The Serbian Journalists' Association building was erected in 1934 in Vračar in Belgrade in 28, Resavska Street, as a project of the Croatian architect Ernest Weissmann (1903–1985). It was officially opened on 7 April 1935.

==Description==

It is one of the most modern buildings in Belgrade, implemented in the spirit of modern architecture, built of reinforced concrete, brick, iron and glass. It is conceived as an extremely modern business and residential building of cubic form, interpolated into a series of adjacent objects. Its spatial organization applied several elements of Corbusier free plan, with a liquid, flexible and functionally interchangeable space with a spacious club room on the ground floor.
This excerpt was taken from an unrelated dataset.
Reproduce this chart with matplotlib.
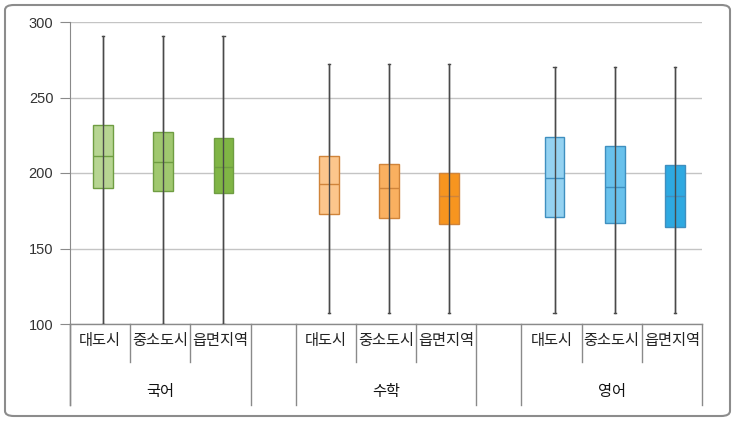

The glazed circular staircase, in the spirit of the constructivist-functionalist doctrine, drawn into a vertical rectangular concrete frame with rectangular loggias, was a very innovative motif in the Belgrade architecture of the time. The facade of the journalists' house is smooth, without ornaments and zone divisions, based on the axis of symmetry and highlighting the main motif. The flat facade is accentuated by the free poles on the ground floor, horizontal floors and accented by a final withdrawn storey.

==Significance==
In the scientific and publicizing historiography of Serbian architecture from its erection until today, the house stands out as the most consistent example of early Belgrade functionalistic architecture, and as the cleanest monument of modern architecture from the first half of the fourth decade of the last century, which lead it to be declared a cultural monument. in 1997.

The Journalists' House is one of the most significant buildings in Belgrade conceived in a modern spirit. In addition to its architectural value, it is important as a meeting place for journalists, publicists, writers and prominent personalities from the cultural life of Serbia.